Norway offers a counterexample: In most high-rise buildings, charging takes place in basements without incident, showing “that with appropriate safety standards and ventilation, underground charging is both feasible and safe,” Bhatt said.

Aesthetics present another friction point. Residents of a heritage town near Melbourne protested two fast chargers in July 2023 because the “giant poker machines” clashed with the historic streetscape.

“Chargers can be built into period-appropriate lampposts, sleek metal bollards, or even hidden behind panels,” Greg Field, senior energy consultant at U.S.-based PGT Home Energy Solutions, told Rest of World. “Forcing a giant, brightly lit plastic box onto a historic streetscape is just asking for a fight, and it’s a fight the EV industry will — and should — lose.”

In European cities such as London and Paris, retrofitting lampposts has been easier because power feeds reach 240 volts versus 110 in New York, Tiya Gordon, co-founder of Brooklyn-based curbside EV charging startup noted in an October 2025 interview with consulting firm McKinsey & Company. The startup draws power from residential buildings to install on-street charging stations. Still, experts acknowledge there is no one-size-fits-all design in deploying curbside charging.

An EV charging point at a housing complex in Bengaluru.

Post-installation reliability is another problem. A 2024 report found that nearly half of India’s 25,000 public chargers were non-functional. The Charge Ahead Partnership, a U.S. coalition of retailers and entrepreneurs, argues that letting gas station or grocery store owners manage chargers would bring accountability.

“If you want reliable chargers, there needs to be accountability,” Ryan McKinnon, a spokesperson for the coalition, told Rest of World. “The buck needs to stop with someone. And the best person for that buck to stop with in terms of incentive structures is someone who’s onsite and says, ‘Hey, this is my business.’”

In Bengaluru, the housing complex’s builder provided just six EV charging points for over 500 apartments. Twenty percent of the residents will use EVs within a few years, up from 3% right now, Ram Patil, vice president of the residents’ association, told Rest of World.

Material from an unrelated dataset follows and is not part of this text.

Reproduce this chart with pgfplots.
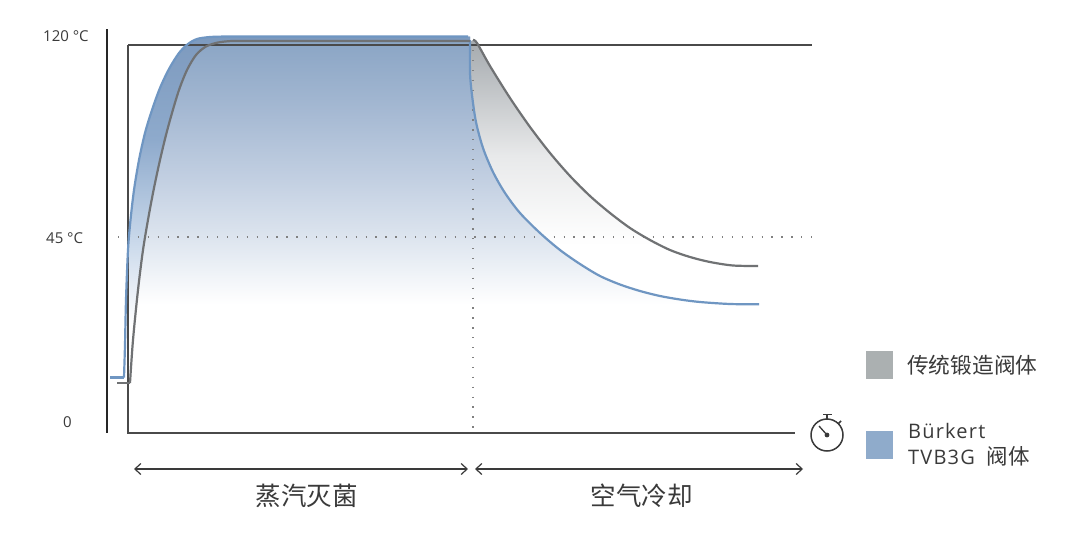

He said most remain unaware of government-mandated installation norms, and that each new installation costs up to $4,300.

“It has to be low-voltage, and has to be done by an EV expert, not a regular electrician, according to the government rules,” Patil said.

Last year, an EV owner in Mumbai, India, filed a case and won some clarity for residents installing chargers in designated parking spaces. Many Indian state governments now require a percentage of parking spaces to be set aside for EV charging — but as the Bengaluru case shows, these allocations remain scarce and slow.

A November 2025 survey found that millennials worry “ugly” chargers lead to property devaluation, but EV chargers can increase property value by up to 7% in residential spaces and 15% in commercial properties, according to the Urban Land Institute.

In India, where EV penetration is still low at 7.8%, properties with charging stations cost 2%–5% more, and the price increases by 5.8% if multiple chargers are available, Santhosh Kumar, vice chairman of real estate consultancy Anarock Group, told Rest of World.

“Buyers who care about the environment are more likely to buy homes with chargers and are willing to pay more for them,” Kumar said. “Tenants pay extra for charging access in the housing society, and societies are quickly adopting this feature.”

Standardized rules, consistent incentives, and predictable timelines are essential, according to Stephanie Valdez Streaty, director of industry insights at Cox Automotive. Utility and city officials need to lead on grid capacity and permits, while site hosts take ownership of user experience, Valdez Streaty said.

Most resistance ultimately stems from social worries rather than technological flaws, Andrew Murphy, CEO of green hydrogen startup Oxford Hydrogen, told Rest of World. The concerns may be exaggerated, he said, but they demand respect.

“Though fears about safety or house prices are overstated, people have a right to care about how their surroundings look and feel,” Murphy said.